>> BEGIN

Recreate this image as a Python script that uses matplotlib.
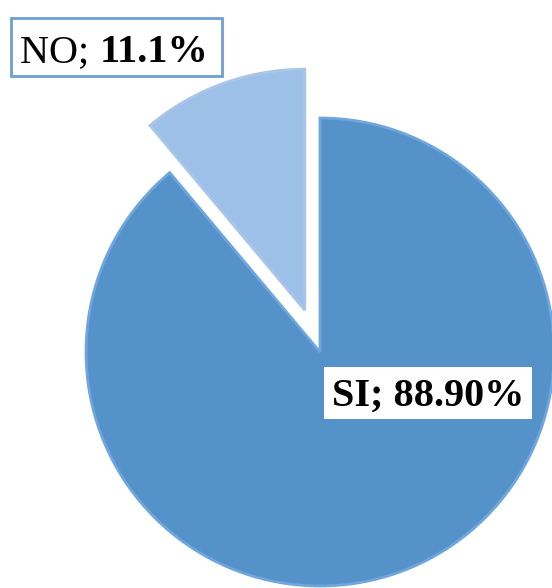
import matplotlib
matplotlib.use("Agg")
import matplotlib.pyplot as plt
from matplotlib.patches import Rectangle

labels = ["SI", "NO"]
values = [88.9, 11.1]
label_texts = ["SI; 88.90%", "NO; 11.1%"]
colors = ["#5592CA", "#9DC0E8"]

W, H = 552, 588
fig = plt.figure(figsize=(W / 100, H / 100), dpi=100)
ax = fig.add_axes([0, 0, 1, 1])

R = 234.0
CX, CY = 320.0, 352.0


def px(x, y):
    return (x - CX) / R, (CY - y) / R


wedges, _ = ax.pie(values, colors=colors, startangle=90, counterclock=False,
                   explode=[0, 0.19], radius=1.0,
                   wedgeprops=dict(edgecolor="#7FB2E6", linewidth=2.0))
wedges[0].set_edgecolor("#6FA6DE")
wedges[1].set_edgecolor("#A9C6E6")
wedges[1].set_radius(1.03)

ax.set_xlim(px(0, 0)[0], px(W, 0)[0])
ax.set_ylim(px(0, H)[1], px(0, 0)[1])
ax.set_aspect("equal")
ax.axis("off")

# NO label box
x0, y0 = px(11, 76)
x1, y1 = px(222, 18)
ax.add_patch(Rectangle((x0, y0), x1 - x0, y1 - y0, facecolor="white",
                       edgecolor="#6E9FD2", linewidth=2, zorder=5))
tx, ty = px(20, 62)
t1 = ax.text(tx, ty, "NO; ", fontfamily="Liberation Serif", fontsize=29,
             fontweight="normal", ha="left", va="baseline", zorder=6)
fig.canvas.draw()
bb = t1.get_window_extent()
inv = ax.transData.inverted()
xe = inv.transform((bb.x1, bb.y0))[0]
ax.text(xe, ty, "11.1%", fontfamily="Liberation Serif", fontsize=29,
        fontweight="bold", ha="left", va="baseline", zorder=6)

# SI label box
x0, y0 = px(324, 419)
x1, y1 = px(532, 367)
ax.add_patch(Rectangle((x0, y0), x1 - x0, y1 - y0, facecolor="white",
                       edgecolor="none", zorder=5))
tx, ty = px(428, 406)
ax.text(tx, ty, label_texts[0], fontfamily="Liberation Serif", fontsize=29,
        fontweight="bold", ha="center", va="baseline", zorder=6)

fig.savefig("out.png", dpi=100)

>> END

### YOUR TASK
Transcribe exactly, with no pictures, the lines running from the first line of the material through the line holding "from matplotlib.patches import Rectangle".

### RESPONSE BELOW
Recreate this image as a Python script that uses matplotlib.
import matplotlib
matplotlib.use("Agg")
import matplotlib.pyplot as plt
from matplotlib.patches import Rectangle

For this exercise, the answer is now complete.